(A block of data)
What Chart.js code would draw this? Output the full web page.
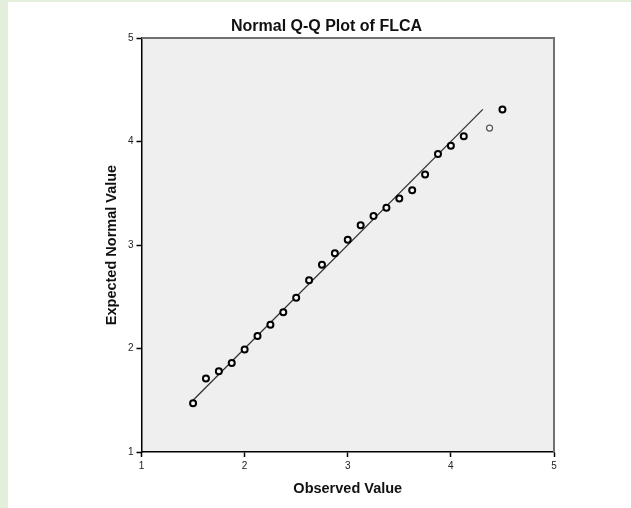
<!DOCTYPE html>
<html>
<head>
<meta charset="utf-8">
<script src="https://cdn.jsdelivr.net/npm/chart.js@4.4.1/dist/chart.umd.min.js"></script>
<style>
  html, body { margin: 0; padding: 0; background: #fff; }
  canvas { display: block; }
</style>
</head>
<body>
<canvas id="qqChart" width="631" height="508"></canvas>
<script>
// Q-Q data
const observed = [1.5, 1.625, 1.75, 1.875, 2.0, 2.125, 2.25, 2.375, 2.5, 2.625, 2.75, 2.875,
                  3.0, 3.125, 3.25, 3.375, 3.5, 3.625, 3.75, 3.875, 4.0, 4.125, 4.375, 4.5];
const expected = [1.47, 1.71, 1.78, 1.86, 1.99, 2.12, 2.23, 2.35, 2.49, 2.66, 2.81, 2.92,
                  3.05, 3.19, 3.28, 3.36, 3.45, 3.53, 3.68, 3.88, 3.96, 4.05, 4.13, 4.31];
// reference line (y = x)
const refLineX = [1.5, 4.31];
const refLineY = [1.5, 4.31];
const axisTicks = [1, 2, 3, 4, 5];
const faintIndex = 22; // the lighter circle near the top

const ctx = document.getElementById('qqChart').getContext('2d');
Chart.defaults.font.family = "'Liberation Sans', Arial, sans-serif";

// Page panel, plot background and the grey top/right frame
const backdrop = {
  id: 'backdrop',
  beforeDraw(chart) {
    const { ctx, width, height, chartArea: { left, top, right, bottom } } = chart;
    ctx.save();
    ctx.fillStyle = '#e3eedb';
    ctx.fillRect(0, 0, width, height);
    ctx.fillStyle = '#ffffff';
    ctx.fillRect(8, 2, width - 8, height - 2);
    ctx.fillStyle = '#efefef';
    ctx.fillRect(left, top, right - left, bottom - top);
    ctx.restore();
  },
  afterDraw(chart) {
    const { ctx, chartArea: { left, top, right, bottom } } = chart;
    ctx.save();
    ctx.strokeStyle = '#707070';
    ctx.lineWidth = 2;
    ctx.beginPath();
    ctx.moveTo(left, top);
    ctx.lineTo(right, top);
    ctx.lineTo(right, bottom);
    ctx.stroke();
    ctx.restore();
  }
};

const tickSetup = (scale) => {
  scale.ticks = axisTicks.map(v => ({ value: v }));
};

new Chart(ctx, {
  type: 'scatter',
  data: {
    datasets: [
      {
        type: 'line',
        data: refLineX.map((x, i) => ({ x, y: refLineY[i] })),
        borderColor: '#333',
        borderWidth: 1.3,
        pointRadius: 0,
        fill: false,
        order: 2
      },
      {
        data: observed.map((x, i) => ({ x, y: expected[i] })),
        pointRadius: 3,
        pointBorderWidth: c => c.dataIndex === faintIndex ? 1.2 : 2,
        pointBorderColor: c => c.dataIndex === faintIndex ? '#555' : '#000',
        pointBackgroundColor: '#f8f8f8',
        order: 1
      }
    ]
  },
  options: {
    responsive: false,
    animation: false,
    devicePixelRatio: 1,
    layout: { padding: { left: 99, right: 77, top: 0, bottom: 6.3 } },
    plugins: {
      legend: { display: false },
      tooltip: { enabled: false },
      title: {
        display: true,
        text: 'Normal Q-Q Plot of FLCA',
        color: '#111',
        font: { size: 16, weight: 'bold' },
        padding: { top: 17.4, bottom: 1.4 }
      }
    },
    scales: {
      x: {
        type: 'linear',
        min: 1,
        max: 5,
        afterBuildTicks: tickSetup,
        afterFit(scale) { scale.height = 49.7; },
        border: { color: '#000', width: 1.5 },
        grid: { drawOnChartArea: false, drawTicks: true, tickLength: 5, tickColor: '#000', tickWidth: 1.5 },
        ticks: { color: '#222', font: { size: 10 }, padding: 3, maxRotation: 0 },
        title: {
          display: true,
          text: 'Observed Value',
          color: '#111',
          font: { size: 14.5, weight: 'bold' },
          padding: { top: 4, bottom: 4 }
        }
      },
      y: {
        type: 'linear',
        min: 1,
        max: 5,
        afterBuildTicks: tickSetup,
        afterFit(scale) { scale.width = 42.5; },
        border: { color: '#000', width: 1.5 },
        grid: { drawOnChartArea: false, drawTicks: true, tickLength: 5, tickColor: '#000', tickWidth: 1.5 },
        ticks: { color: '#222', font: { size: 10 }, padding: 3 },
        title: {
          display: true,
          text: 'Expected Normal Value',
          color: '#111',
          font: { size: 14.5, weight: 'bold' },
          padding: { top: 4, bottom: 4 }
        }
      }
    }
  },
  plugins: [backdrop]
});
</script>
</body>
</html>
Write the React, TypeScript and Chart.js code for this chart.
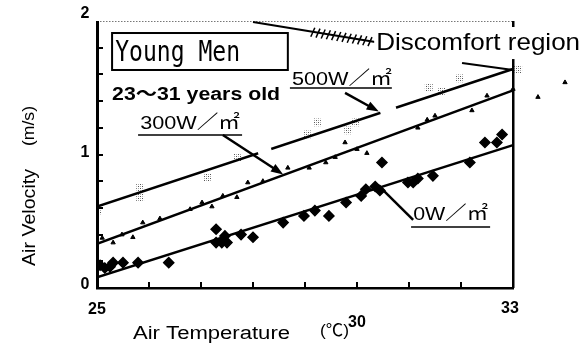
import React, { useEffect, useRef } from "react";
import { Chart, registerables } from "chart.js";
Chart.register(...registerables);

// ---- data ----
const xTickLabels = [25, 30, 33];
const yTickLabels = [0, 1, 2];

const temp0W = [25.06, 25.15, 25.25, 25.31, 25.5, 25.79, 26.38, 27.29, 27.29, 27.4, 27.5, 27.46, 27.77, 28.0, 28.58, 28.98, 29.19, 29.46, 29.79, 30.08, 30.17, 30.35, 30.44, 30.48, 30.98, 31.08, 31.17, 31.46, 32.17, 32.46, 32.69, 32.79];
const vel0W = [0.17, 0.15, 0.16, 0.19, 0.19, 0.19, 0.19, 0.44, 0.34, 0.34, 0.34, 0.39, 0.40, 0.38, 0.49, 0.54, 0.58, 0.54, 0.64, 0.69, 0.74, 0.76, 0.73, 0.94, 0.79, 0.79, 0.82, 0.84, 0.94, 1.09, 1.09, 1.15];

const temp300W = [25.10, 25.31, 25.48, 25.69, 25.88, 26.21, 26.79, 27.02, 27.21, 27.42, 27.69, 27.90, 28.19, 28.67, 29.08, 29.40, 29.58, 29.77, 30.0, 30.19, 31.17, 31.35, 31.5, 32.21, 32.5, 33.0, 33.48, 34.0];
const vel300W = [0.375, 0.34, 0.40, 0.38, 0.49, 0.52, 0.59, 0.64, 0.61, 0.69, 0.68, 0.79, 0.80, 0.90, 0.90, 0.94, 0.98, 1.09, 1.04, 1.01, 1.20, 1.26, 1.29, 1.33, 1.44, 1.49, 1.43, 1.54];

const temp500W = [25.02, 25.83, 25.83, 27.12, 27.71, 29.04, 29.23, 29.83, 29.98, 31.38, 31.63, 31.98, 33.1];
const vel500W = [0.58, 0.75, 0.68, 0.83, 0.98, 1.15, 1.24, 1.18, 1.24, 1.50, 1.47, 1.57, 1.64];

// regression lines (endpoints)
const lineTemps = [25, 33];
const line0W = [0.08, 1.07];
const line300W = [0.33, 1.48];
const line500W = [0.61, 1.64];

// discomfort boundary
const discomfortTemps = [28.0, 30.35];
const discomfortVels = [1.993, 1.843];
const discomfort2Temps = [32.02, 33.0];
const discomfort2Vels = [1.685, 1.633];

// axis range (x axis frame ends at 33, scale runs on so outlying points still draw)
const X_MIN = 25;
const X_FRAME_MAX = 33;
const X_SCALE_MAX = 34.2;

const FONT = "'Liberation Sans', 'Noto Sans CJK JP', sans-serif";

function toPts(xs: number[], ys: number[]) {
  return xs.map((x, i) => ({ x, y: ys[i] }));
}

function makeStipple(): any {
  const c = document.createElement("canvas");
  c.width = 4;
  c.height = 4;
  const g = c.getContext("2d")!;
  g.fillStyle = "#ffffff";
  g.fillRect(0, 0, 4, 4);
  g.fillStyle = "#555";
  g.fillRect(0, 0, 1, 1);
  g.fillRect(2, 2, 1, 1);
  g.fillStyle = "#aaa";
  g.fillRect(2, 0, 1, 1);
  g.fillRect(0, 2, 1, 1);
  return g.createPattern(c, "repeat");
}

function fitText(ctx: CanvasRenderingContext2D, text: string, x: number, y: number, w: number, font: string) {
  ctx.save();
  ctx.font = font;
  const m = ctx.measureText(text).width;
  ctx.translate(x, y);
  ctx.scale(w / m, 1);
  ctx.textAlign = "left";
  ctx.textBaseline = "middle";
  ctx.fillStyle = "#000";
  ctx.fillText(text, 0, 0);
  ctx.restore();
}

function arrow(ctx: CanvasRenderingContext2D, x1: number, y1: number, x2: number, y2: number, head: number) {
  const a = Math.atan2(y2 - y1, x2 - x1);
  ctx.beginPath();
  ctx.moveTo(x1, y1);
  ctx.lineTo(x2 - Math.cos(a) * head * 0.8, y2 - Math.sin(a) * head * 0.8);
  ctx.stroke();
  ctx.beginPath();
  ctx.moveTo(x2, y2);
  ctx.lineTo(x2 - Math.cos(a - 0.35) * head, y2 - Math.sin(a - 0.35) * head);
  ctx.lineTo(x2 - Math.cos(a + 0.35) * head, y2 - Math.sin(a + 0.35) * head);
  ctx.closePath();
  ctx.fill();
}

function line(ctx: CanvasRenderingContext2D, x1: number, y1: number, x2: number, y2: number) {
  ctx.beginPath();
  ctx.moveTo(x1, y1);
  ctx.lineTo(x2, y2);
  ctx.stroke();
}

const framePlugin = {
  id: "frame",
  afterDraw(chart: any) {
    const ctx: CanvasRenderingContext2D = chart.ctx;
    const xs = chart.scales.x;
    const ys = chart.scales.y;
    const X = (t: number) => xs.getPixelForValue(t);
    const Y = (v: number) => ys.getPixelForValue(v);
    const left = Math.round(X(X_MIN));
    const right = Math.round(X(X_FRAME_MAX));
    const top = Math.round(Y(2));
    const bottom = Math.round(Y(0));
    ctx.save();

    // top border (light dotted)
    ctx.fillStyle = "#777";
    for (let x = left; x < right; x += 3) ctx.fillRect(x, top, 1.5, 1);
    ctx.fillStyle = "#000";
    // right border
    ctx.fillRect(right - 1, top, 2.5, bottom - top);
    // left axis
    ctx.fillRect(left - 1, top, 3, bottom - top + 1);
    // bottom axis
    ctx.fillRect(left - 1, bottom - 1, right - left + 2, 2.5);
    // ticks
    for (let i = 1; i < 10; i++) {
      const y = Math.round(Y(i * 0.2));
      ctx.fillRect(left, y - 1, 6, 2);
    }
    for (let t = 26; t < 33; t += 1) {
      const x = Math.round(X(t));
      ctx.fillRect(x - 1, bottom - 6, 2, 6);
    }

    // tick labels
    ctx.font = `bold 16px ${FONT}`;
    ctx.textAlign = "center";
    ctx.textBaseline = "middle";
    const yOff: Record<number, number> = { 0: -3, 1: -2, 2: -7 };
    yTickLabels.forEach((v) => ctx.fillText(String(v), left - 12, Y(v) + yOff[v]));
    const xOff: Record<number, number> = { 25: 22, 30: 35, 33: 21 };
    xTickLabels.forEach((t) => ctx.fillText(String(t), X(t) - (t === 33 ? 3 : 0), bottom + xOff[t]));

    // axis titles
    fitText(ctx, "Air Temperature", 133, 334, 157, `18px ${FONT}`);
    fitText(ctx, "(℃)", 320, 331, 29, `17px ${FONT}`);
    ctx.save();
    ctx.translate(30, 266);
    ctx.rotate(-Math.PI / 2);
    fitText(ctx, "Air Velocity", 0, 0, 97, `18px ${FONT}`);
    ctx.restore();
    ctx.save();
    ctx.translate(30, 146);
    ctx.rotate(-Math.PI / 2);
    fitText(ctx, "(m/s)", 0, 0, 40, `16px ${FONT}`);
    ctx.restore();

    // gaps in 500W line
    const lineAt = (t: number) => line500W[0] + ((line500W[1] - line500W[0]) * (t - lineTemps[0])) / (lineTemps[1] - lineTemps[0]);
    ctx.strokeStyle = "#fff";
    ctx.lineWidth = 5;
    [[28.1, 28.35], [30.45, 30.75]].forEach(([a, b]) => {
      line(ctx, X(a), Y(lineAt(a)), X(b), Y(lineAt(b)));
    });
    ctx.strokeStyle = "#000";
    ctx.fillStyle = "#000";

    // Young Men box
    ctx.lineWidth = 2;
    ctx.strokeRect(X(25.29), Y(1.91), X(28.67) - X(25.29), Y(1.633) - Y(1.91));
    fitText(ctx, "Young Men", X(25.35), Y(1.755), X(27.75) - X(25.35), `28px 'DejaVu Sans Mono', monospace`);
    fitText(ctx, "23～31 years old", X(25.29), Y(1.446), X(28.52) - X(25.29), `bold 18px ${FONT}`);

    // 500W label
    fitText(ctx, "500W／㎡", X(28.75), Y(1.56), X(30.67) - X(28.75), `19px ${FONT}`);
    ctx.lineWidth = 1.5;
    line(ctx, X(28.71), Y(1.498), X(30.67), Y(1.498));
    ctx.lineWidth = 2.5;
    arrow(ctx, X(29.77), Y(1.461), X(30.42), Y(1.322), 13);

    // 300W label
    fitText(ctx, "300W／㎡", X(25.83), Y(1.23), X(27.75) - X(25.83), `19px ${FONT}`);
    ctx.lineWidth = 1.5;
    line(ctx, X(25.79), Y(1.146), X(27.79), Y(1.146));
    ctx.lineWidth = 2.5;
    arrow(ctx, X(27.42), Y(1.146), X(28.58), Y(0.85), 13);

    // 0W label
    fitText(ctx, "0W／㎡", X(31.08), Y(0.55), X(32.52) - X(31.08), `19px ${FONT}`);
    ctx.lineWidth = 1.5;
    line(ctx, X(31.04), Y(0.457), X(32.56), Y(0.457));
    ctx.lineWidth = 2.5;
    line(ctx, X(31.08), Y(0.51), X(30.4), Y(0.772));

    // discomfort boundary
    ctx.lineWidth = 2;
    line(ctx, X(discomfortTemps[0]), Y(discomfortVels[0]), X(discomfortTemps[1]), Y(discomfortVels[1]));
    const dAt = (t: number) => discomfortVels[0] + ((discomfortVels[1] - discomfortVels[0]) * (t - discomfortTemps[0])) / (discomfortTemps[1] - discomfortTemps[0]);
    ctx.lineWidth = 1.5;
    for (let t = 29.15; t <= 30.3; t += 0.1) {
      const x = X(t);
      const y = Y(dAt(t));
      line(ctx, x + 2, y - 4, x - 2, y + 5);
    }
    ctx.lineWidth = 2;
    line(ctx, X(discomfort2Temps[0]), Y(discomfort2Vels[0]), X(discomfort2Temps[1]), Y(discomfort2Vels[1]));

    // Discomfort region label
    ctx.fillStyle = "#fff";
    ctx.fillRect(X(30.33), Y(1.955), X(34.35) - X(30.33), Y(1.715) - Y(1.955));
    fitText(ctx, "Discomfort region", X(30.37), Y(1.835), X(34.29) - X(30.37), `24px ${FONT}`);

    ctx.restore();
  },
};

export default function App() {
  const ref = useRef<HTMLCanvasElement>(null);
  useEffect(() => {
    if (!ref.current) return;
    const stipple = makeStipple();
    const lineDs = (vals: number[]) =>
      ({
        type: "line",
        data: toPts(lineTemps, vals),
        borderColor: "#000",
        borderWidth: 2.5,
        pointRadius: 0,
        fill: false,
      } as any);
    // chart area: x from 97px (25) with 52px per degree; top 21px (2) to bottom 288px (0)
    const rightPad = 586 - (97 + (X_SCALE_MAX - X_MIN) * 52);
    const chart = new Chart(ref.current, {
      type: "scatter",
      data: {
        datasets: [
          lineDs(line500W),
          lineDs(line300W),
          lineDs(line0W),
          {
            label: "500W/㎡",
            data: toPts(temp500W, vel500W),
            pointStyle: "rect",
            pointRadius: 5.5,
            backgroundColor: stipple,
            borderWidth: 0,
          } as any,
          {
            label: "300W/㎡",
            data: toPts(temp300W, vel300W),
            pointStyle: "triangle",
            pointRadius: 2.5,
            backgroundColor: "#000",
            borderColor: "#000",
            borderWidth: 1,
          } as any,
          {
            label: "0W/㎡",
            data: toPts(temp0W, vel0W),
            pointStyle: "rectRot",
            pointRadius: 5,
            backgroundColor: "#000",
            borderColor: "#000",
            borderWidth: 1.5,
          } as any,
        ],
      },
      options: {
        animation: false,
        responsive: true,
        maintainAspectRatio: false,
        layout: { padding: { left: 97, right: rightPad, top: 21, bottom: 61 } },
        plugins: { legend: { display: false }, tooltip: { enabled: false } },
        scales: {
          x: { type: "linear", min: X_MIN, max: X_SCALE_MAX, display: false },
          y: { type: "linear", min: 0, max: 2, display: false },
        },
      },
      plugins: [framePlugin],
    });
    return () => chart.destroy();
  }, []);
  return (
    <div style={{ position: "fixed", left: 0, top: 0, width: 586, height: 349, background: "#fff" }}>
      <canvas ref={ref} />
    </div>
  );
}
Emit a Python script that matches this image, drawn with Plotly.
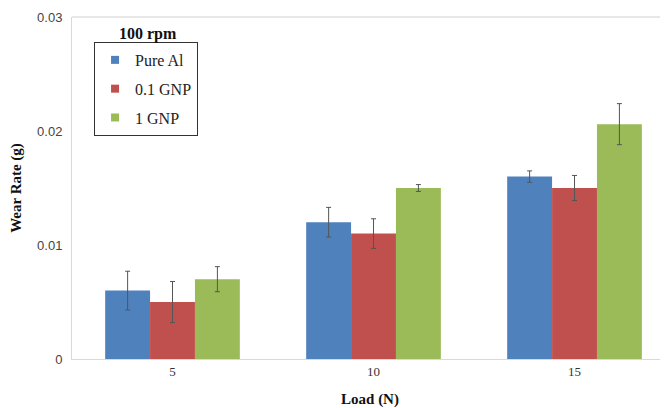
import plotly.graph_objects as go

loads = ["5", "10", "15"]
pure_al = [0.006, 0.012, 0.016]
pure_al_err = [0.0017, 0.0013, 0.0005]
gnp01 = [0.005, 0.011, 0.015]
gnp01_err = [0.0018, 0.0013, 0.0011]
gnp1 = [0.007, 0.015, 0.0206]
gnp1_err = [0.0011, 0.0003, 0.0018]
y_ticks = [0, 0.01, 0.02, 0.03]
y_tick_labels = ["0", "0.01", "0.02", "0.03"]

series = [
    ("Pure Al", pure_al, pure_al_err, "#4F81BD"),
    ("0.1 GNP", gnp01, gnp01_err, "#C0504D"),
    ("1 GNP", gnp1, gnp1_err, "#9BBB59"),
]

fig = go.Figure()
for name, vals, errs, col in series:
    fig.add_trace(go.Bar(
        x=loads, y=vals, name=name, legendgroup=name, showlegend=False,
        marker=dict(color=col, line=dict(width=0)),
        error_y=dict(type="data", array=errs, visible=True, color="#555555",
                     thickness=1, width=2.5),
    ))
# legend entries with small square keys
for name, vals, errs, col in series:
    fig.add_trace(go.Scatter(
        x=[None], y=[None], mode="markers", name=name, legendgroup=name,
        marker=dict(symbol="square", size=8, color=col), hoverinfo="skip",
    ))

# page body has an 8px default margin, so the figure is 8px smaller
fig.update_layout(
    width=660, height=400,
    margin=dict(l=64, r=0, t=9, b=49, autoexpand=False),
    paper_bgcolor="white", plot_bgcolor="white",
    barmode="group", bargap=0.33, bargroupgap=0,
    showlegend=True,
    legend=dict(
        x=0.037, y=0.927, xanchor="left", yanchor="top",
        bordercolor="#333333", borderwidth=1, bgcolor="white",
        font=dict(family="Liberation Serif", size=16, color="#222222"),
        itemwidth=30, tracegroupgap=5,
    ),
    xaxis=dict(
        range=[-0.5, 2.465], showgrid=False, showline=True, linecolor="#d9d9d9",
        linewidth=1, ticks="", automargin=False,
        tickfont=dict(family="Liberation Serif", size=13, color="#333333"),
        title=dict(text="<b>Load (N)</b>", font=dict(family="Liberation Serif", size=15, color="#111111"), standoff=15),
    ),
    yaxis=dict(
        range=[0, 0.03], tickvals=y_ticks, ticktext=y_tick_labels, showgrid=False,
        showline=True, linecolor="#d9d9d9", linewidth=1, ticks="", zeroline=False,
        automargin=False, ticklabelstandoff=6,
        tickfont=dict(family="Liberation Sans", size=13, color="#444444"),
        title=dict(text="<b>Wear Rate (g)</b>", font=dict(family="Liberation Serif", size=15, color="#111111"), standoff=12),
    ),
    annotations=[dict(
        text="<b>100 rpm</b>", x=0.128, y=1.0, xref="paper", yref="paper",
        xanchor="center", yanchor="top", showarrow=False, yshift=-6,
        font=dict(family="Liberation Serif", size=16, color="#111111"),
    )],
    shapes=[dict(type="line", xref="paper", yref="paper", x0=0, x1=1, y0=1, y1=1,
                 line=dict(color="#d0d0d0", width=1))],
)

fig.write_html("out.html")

» **The problem**: Only the lines from the one with "Emit a Python" through the one with "import plotly.graph_objects as go", both included, go in the copy, exactly as written. Leave the pictures behind.

» **Answer to the exercise**:
Emit a Python script that matches this image, drawn with Plotly.
import plotly.graph_objects as go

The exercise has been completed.